◆ Exercise aim ◆
Copy each line containing the word "this" from the records that follow, please.
:: Entries provided
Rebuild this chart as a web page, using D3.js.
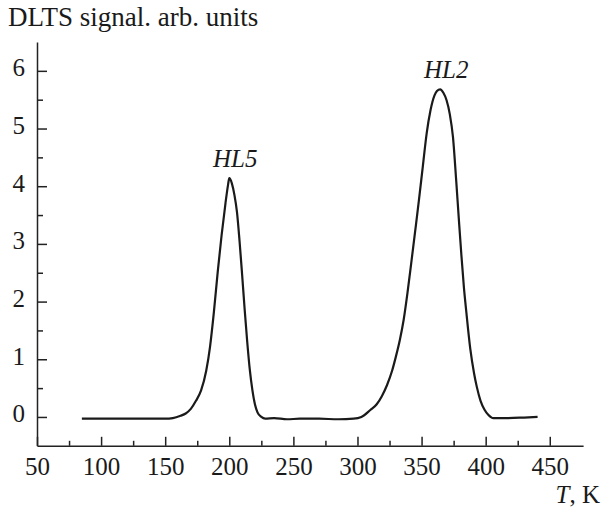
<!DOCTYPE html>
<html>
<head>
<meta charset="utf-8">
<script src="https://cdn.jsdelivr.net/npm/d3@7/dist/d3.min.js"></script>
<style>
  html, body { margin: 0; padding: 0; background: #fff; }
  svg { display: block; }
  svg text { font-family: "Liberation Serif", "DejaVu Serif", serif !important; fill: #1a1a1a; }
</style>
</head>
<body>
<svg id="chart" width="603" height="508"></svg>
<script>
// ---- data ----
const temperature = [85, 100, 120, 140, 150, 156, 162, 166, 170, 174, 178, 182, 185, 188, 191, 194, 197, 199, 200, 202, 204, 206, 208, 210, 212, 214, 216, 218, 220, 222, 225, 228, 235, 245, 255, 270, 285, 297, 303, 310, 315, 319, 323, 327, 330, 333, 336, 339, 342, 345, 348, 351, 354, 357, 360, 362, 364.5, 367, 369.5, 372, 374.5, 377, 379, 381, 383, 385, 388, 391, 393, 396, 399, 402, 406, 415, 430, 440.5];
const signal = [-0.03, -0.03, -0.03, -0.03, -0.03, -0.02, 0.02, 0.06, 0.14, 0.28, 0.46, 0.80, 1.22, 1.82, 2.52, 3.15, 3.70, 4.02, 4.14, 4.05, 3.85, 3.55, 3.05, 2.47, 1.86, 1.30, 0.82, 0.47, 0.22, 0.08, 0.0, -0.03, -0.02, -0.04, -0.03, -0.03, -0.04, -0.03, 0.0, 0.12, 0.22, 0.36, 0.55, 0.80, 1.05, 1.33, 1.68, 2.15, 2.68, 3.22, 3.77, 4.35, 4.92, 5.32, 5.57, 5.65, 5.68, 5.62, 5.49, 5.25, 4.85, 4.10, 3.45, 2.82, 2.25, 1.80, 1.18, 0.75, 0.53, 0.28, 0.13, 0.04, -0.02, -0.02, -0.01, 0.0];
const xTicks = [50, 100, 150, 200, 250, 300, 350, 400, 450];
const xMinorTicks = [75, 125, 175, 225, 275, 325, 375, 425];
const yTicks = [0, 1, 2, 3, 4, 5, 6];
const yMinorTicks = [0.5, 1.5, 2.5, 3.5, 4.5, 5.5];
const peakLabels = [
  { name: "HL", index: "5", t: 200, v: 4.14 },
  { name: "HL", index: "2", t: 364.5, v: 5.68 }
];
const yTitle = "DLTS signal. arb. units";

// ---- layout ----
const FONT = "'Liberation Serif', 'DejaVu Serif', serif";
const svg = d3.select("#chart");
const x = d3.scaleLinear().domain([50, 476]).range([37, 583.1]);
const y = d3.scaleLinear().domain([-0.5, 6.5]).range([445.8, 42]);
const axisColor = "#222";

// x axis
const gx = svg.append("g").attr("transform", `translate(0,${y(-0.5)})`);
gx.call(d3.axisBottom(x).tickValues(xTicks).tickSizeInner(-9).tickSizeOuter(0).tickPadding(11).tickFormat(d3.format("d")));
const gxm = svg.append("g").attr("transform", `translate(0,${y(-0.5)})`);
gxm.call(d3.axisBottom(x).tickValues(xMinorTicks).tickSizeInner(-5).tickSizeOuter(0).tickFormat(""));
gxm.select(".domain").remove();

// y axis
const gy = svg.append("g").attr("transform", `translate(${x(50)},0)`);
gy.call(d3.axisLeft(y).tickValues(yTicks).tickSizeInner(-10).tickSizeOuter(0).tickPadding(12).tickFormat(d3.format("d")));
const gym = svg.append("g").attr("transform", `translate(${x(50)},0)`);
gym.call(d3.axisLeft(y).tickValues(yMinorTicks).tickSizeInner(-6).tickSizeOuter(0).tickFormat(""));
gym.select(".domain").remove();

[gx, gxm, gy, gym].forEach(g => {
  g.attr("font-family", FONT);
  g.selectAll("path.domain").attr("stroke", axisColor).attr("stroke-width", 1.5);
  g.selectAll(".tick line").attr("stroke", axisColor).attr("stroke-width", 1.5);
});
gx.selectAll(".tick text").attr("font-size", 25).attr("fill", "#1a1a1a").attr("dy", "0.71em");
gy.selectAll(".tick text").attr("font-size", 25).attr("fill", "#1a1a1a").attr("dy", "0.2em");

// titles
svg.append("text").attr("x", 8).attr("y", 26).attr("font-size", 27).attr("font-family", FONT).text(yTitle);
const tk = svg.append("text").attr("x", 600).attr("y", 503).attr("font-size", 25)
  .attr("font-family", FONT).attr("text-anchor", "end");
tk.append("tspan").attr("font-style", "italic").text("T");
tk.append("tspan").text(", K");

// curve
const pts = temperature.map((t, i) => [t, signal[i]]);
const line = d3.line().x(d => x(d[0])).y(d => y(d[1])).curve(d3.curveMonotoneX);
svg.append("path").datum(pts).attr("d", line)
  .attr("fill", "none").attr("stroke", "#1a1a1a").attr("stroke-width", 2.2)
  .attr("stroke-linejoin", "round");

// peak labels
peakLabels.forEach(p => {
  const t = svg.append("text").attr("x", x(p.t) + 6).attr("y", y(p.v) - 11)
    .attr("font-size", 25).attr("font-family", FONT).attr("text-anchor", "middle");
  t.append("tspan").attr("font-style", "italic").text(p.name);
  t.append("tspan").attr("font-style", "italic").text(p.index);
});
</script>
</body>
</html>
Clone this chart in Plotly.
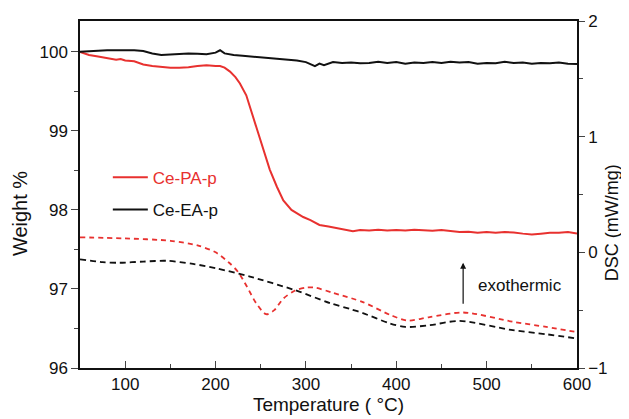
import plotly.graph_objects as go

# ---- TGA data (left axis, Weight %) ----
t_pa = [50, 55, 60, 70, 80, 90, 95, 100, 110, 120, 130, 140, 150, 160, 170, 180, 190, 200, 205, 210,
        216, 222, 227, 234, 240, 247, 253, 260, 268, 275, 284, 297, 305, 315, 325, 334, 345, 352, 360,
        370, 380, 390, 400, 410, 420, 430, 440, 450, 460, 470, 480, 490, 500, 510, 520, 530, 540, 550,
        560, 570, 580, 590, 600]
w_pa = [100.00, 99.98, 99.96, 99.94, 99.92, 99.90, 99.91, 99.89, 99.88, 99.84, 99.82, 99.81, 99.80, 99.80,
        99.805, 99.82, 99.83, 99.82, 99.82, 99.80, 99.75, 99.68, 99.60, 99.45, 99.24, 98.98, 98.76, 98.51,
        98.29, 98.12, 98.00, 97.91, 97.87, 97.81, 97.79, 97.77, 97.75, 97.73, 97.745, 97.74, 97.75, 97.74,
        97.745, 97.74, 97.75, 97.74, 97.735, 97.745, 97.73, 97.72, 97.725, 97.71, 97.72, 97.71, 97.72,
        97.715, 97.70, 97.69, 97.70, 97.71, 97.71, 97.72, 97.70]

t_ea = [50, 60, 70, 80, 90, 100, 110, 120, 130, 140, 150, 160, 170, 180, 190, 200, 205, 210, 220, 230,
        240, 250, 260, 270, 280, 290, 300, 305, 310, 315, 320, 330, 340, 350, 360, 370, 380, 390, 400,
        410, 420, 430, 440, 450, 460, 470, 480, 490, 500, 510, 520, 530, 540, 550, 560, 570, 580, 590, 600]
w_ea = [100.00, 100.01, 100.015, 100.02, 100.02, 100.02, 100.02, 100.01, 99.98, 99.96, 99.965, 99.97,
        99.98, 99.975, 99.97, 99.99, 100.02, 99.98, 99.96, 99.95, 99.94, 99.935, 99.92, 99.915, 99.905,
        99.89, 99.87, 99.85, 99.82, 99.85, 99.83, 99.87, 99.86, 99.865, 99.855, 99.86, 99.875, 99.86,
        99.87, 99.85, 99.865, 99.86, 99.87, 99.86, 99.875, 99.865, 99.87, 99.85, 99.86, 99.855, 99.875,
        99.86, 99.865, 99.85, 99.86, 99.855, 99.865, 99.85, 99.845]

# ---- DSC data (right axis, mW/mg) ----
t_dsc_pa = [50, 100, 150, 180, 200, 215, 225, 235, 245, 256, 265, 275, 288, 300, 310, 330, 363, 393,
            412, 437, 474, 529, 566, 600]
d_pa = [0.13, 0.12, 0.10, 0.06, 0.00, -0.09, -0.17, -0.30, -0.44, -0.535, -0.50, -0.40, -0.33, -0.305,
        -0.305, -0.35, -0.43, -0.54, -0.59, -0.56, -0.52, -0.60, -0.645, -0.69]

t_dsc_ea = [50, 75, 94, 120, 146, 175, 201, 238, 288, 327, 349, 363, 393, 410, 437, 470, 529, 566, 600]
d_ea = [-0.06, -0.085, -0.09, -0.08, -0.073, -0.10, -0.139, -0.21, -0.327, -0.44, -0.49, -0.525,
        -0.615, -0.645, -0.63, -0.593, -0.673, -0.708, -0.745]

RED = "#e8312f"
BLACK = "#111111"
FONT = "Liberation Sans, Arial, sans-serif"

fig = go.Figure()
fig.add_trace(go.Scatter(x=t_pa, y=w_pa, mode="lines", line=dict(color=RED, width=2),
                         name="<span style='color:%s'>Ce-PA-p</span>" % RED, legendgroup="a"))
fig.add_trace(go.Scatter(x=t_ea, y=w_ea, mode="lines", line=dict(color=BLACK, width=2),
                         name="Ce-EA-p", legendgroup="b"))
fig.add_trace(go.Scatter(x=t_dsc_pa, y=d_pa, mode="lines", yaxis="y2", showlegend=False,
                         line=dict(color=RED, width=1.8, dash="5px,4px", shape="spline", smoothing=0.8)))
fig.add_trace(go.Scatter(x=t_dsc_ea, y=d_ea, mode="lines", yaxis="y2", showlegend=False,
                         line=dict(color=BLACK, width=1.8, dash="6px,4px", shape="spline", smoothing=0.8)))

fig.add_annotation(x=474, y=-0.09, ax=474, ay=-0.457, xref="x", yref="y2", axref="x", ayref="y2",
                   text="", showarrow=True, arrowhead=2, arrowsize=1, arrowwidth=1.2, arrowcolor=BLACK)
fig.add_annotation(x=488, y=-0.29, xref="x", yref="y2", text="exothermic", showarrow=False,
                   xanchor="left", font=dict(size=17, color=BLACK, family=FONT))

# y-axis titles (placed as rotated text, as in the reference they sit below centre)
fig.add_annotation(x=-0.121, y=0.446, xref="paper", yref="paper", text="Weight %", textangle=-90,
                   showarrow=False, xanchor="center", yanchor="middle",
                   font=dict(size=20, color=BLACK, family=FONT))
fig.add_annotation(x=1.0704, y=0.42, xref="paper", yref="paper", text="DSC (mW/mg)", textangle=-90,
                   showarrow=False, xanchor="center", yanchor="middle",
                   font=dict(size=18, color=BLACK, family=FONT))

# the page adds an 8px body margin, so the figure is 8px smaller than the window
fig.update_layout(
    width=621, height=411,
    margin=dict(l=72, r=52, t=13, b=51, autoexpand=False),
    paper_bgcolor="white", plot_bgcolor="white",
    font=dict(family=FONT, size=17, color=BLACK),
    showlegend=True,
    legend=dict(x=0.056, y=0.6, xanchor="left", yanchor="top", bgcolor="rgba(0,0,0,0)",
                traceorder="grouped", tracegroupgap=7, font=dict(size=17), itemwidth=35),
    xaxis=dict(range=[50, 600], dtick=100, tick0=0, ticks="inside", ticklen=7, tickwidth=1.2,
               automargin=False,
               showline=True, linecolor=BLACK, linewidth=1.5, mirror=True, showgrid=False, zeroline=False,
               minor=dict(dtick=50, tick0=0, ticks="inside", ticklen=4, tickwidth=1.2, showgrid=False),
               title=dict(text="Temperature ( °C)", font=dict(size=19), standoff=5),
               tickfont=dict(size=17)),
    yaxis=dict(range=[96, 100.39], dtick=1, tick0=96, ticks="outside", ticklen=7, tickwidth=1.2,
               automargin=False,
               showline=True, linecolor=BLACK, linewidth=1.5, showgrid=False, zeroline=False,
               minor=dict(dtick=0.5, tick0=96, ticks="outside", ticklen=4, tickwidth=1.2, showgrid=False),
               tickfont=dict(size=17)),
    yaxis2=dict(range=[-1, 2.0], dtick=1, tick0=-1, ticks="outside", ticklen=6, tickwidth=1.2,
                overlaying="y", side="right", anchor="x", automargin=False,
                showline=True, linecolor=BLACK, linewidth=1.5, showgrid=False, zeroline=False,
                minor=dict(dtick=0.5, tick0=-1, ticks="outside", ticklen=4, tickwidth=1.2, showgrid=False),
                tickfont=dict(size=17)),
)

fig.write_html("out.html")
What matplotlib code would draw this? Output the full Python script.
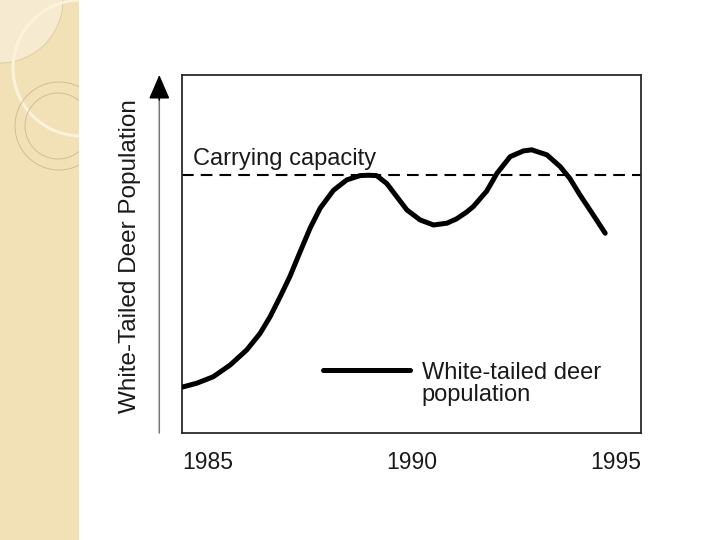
::::
◆ Full response ◆
Rebuild this chart as a web page, using D3.js.
Clone this chart in Plotly.
What matplotlib code would draw this? Output the full Python script.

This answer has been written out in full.